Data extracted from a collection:
* begin *
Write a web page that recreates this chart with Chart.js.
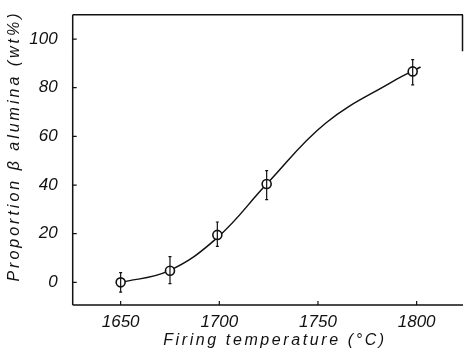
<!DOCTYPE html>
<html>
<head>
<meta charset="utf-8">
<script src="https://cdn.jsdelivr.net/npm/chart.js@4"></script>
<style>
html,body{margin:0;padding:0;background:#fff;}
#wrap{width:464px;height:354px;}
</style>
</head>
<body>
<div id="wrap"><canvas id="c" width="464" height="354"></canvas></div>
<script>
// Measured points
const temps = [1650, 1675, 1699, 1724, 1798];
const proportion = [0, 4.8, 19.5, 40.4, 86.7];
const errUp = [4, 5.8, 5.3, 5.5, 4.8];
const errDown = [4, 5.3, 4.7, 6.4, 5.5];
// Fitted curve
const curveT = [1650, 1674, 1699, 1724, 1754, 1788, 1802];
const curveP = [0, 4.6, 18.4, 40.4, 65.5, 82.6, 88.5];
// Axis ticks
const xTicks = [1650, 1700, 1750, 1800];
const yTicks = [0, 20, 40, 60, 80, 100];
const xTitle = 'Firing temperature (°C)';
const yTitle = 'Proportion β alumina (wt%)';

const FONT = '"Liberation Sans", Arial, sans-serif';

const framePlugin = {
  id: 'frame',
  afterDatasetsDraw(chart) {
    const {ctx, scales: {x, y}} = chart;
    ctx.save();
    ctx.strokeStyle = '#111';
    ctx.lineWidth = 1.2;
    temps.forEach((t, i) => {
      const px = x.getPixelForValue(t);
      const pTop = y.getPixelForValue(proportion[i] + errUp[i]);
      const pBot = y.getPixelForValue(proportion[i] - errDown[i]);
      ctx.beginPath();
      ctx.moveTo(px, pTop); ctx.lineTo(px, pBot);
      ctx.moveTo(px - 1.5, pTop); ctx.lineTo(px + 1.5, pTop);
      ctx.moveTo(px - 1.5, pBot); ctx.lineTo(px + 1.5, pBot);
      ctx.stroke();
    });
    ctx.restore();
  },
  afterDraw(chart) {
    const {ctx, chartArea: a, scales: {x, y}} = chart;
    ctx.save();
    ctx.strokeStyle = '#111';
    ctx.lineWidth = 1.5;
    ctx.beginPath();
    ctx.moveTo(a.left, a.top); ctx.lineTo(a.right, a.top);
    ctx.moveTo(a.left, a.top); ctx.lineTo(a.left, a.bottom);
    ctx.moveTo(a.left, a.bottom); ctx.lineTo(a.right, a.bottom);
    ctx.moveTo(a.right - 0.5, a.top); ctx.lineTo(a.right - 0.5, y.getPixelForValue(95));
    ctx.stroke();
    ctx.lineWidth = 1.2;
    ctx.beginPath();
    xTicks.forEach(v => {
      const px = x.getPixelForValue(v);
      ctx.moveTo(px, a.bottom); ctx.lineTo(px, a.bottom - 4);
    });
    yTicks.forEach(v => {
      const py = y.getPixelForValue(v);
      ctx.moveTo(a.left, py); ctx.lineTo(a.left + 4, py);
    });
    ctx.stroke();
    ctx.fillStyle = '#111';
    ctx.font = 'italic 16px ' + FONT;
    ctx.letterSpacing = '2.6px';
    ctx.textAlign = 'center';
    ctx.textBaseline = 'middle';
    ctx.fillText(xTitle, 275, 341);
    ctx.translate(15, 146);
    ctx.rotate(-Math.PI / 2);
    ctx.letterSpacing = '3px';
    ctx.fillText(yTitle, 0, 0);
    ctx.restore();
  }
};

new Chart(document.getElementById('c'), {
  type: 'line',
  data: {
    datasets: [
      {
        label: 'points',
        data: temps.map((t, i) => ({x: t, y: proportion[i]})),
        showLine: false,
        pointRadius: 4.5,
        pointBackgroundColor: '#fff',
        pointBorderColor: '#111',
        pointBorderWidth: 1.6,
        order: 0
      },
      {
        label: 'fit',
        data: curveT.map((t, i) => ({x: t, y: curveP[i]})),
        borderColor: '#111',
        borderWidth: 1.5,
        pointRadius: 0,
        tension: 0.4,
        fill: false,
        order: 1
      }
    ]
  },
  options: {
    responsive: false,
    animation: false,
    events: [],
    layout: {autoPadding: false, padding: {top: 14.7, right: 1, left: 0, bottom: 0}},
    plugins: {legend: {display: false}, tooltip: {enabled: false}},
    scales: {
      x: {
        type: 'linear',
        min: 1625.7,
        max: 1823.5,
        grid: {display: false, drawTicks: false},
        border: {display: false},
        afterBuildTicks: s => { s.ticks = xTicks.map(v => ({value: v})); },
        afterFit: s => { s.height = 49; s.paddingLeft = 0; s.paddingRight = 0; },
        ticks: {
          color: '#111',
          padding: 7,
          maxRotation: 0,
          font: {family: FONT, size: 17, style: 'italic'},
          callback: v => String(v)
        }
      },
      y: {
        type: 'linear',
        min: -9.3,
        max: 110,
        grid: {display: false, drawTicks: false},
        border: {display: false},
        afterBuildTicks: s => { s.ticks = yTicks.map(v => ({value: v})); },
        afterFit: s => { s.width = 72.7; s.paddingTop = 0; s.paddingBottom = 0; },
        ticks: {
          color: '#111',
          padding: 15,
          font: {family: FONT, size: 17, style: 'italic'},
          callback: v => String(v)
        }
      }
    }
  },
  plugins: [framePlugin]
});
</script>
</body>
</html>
* end *
* begin *
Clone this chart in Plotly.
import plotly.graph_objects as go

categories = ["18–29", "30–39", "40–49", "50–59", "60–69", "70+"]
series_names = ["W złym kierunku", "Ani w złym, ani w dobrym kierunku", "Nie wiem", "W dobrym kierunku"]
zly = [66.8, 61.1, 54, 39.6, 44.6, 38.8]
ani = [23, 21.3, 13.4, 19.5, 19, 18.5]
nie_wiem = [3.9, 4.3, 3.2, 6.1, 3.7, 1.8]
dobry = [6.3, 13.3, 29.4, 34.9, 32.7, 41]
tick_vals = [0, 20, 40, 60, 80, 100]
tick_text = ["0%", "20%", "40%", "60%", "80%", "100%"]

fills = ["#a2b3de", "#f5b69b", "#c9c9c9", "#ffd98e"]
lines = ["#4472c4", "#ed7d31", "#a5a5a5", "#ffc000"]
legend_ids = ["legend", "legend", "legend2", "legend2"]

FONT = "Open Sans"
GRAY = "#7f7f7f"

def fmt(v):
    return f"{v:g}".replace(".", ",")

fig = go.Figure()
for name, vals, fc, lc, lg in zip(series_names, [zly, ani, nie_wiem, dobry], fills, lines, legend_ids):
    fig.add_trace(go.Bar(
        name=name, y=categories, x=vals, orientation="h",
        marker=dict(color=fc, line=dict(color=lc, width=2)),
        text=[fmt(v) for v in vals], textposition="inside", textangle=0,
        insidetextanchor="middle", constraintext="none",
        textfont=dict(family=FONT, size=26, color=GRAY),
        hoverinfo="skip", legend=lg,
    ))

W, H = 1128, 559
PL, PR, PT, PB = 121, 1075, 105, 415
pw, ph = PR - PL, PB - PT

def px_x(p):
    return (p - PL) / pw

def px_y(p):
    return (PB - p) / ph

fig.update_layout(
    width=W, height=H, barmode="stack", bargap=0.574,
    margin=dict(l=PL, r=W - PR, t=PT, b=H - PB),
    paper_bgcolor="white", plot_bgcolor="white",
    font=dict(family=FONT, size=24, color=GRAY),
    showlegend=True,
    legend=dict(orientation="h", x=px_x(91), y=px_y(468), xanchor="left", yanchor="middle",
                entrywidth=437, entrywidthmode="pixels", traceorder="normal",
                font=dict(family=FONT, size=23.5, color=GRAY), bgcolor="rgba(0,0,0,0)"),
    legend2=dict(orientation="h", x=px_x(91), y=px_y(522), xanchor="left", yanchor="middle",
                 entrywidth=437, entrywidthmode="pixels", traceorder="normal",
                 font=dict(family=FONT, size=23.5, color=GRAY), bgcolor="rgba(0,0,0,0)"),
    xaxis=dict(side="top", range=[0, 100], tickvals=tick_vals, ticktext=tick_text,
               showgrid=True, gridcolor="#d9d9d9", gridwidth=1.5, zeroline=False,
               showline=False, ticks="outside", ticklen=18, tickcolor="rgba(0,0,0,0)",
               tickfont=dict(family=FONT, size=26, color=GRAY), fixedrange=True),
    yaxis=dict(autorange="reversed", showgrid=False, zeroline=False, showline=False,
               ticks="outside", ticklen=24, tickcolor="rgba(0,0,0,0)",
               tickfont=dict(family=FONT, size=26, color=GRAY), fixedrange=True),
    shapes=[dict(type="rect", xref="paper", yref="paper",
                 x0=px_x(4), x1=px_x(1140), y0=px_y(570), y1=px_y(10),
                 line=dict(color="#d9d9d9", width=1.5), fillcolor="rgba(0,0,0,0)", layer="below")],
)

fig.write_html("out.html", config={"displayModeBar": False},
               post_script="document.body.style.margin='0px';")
* end *
*THE REQUEST*
Each line from the one containing "Clone this chart in Plotly." through the one containing "import plotly.graph_objects as go" must be retyped exactly, the first and last of these included.

*OUTPUT*
Clone this chart in Plotly.
import plotly.graph_objects as go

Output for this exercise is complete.